Dictionaries define “draft” many ways, such as a current of air, a compulsory conscription, the act of pulling loads.
For the Land Bank’s purposes, the meaning of “draft” is consistent with this definition: “a preliminary version, any of various stages in the development of a plan or document” — meaning “not final” and “not a done deal.”
When the Land Bank issues a draft management plan, such as the recent plan for Turtleback, it means the plan is draft, subject to revision based on public comment.

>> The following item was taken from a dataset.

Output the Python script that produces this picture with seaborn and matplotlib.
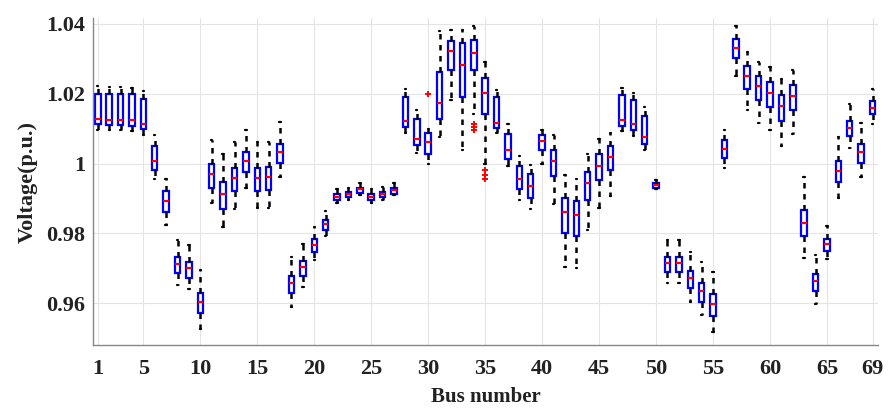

Consider the public meeting on a proposed plan for Fowler’s Pond Preserve held on Orcas in August 2000. The Land Bank had proposed a trail and options for parking with room for a school bus to allow students to observe and research the wetland’s rich flora and fauna. The public meeting was packed and impassioned adults and students pleaded for no public access to the Fowler’s Pond Preserve — no trail and absolutely no parking!
Based on the public objections and consistency with our mission statement and policies, the plan was revised to only allow public access to Fowler’s Pond Preserve with written permission, and only for scientific and educational purposes. This is just one example of many situations where the Land Bank has revised property management based on public comments.
Although recently some people have painted the Land Bank as insincere in its commitment to the definition of draft, I emphasize that the commissioners and staff take public comments very seriously, are highly responsible to the Land Bank’s mission in their considerations, and have historically revised both draft and final management plans when circumstances or information supported the change.
The Land Bank Commission began discussions on the comments received on the Draft Turtleback Management Plan when the public comment period closed. There are many issues identified by interested citizens that require consideration but the commissioners are dedicated to revising the draft plan in a timely manner.
The meetings are held monthly, advertised in the papers and the Land Bank’s Web site. Anyone is welcome to attend. There is always time set aside for public comment.